Peter Clothier is an internationally-known writer who specializes in writing about art and artists. He believes in avoiding the jargon that obscures much current writing about art, and in writing simply, clearly, in language that the lay person can readily understand. He seeks to achieve a harmony of mind, heart, and body in his work, and looks for this quality in the artists he writes about. A reformed academic, now fifteen years in recovery, he has returned in recent years to teaching, in mostly non-traditional ways: in workshops, continuing groups, and individual coaching and mentoring for artists and writers.
Peter Clothier’s publications include: Aspley Guise, poems, Red Hill Press, San Francisco, 1969; Parapoems, Horizon Press, New York, 1972; Chiaroscuro, a novel, St. Martins Press, New York, 1985, Signet Paperback, 1986; Dirty Down, a novel, Atheneum, New York, 1987; David Hockney, a monograph in the Abbeville Modern Masters Series, New York, 1994; While I Am Not Afraid: Secrets of a Man’s Heart, a memoir, published by High Mountain Press, Santa Fe, 1997 and a collection of political essays, The Bush Diaries. He also wrote Mind Work: Shedding Delusions of the Path to the Creative Core, a series of essays examining the importance of self-examination to the creative process, and Persist: In Praise of the Creative Spirit in a World Gone Mad with Commerce, which addresses the predicament of the creative individual in a culture in which celebrity and money trump talent and quality of work. His most recent book, DEAR HARRY: LETTERS TO MY FATHER, is currently in production.
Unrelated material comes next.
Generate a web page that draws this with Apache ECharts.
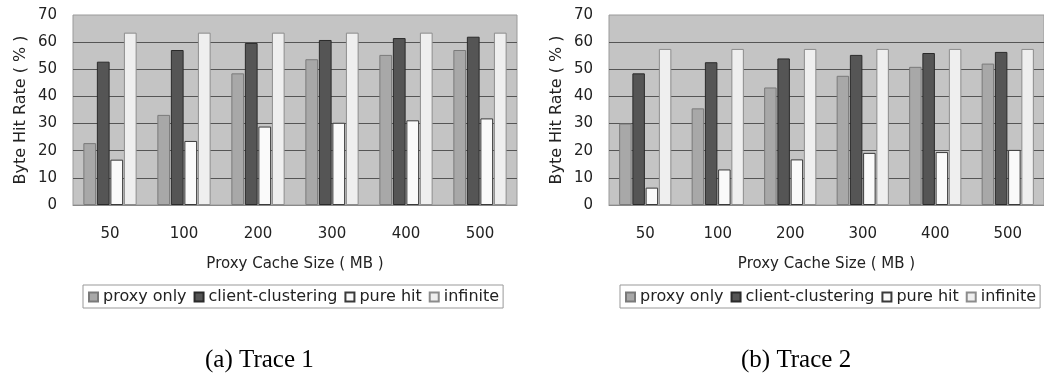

He has also published scores of articles and reviews in international art publications, including ARTnews, Artforum, and Art in America, and he is a frequent book reviewer for the Los Angeles Times.
Clothier has served in numerous academic positions. At the University of Iowa, where he completed his doctoral degree between 1964-68, he was Instructor of the Translation Workshop in the International Writers’ Program from 1968-69; at the University of Southern California, he was Assistant Professor and Director of Semester of the Arts from 1969-76; in 1976, with developing interest in the art world in Southern California, he became Dean at Otis Art Institute of Los Angeles County, and was appointed Acting Director in 1977. He remained at Otis until 1979, when he received a Rockefeller Fellowship for a study of the work of the African American artist Charles White, and was subsequently appointed Dean of the College of Fine & Communication Arts at Loyola Marymount University in 1981. He left the academic world in 1985 to become a full-time freelance writer, consultant, and lecturer in the arts.
In recent years, Clothier has facilitated numerous small group seminars, including “Artists’ Matters”, a continuing series of monthly workshops for studio artists in collaboration with Ellie Blankfort. “Word Friendly”, a workshop for creative people interested in renewing their love of language, was offered for the first time at The Esalen Institute in June, 2000, and will be offered again next year. And his pioneering exercise in meditation and contemplation, “One Hour/One Painting”, has been offered to wide acclaim at the Los Angeles County Museum, the Museum of Contemporary Art, The J. Paul Getty Museum, and at other museums and galleries in Southern California.
Clothier has appeared as a guest on numerous talk radio and television shows. As a member of the ManKind Project, he has also been active in organizing and staffing men’s training weekends in the Southern California area.